A painting by the Dutch artist Rembrandt Harmensz. van Rijn (1606-1669). The depicted scene comes from the Old Testament Book of Daniel (5: 1-6, 25-28) in the Bible. According to the story, Belshazzar, King of Babylon, gave a banquet for his nobles during which he used the sacred vessels which Nebuchadnezzar had looted from the Temple in Jerusalem. A hand appears and writes an inscription on the wall. Unable to read the words, Belshazzar calls for his magicians and diviners to interpret the writing, but they are also unable to read them. The queen advises Belshazzar to send for the prophet Daniel, who is renowned for his wisdom. Daniel deciphers the inscription which reads "MENE, MENE, TEKEL, UPHARSIN" (= “numbered, numbered, weighed, divided.”). Daniel also explains the text to Belshazzar:

26 This is the interpretation of the matter: Mene, God has numbered the days of your kingdom and brought it to an end;
27 Tekel, you have been weighed in the balances and found wanting;
28 Peres (Peres is the singular form of upharsin), your kingdom is divided and given to the Medes and Persians.”
(Daniel 5:26–28).

Later that night king Belshazzar was murdered " and Darius the Mede received the kingdom" ( Daniel 6:1). The historical Belshazzar, Co-regent king of Babylon, died after the Persian king Cyrus the Great conquered Babylon in 539 B.C. The biblical scene has given rise to the phrase "The writing on the wall". In the biblical scene the writing on the wall reminds king Belshazzar that whatever we sow, that we will also reap.

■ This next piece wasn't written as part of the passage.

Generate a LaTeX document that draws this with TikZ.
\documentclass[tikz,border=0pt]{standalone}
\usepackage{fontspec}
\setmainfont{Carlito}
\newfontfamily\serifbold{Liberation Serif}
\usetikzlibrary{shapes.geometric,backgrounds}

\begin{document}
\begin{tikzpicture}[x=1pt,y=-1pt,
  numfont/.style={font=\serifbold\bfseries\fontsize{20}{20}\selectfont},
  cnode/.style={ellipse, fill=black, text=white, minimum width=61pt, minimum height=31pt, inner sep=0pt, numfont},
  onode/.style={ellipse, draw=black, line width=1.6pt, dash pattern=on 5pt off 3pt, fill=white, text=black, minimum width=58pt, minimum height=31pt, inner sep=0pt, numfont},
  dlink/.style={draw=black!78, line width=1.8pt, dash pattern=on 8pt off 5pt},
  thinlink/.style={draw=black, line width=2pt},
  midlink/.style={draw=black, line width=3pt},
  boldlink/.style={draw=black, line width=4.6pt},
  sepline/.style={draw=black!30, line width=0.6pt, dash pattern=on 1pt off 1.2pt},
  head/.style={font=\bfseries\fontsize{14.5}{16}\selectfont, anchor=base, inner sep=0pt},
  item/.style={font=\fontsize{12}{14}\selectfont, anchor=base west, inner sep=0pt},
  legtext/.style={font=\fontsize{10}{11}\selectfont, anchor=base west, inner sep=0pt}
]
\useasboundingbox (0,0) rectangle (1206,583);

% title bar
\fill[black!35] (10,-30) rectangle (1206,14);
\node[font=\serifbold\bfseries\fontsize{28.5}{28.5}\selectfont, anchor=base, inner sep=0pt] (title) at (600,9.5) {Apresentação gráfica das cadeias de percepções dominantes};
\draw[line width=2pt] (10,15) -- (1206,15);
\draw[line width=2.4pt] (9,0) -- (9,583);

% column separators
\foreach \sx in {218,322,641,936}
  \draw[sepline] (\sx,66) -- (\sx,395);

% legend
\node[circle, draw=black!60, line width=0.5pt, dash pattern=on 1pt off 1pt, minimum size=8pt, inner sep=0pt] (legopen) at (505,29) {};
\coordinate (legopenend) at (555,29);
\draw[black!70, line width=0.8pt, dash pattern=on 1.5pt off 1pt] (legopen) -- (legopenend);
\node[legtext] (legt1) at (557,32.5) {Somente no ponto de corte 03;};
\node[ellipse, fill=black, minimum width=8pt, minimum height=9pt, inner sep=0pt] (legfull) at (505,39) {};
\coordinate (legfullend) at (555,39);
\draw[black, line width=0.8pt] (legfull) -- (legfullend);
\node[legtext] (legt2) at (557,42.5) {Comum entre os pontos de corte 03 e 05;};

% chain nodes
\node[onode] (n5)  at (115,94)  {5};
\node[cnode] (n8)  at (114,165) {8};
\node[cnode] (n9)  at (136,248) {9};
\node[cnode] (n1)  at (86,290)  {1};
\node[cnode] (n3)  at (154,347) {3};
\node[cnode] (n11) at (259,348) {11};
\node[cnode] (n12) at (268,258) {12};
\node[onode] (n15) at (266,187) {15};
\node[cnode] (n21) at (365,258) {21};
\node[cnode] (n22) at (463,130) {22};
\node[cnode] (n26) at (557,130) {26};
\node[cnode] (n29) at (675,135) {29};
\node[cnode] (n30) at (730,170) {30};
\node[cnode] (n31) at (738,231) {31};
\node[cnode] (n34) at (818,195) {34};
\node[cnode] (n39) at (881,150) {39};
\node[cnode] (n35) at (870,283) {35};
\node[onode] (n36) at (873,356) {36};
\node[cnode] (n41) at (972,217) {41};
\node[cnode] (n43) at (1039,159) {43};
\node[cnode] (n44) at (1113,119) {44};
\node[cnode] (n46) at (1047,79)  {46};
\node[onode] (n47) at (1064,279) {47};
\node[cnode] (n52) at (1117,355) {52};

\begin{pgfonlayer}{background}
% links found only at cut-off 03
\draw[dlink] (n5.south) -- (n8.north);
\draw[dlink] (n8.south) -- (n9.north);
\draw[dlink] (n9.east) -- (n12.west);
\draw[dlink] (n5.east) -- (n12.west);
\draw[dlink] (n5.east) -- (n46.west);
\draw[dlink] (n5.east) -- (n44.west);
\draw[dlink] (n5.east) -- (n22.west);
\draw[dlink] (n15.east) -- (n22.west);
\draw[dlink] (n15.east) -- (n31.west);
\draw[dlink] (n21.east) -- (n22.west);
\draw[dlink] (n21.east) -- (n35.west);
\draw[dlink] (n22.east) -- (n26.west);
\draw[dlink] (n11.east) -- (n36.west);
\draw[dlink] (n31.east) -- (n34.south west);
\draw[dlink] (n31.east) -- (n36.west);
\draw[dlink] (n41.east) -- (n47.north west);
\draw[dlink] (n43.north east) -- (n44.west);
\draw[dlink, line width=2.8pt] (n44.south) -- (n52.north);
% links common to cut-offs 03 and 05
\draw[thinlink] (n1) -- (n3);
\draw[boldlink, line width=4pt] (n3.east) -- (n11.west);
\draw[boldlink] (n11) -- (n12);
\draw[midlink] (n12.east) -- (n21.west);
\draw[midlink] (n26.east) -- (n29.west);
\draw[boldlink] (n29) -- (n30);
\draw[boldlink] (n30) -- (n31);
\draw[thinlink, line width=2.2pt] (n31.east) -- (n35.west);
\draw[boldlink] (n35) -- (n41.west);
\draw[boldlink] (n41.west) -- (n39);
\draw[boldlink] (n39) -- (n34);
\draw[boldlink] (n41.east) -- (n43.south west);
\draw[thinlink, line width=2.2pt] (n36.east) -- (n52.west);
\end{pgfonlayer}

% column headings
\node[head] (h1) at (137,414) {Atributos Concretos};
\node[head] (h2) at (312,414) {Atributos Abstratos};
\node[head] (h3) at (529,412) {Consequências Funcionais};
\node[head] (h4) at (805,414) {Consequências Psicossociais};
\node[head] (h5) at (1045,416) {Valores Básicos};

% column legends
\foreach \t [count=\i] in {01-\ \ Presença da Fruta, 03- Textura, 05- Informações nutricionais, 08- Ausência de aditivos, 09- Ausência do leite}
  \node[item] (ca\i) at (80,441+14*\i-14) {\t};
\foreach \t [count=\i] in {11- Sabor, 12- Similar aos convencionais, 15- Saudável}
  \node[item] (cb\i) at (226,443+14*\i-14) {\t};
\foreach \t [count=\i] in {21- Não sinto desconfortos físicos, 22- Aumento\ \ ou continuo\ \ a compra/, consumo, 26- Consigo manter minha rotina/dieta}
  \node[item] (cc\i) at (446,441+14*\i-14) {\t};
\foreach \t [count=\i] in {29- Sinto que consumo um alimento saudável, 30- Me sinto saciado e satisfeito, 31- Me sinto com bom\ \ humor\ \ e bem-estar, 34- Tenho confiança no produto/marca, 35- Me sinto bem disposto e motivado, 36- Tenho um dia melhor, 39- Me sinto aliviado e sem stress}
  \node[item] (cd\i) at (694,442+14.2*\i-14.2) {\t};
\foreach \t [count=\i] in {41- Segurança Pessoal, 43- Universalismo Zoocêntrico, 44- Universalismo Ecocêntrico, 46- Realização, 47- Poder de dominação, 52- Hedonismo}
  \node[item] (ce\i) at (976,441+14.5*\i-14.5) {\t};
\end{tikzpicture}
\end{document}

God himself is the judge who weighs all matters and metes out retribution in His time. Rembrandt got the Hebrew text from a book by his friend, the Portuguese Rabbi, printer and diplomat, Menasseh ben Israel, but mistranslated one of the characters and arranged them in columns, rather than right to left, as Hebrew is written (this is a reference to the bible that only Daniel could decipher the text). Who commissioned this painting is unknown but probably it was for a Jewish patron (as the text in in Hebrew, the Bible does not mention in which language the text was written). Painting from 1635.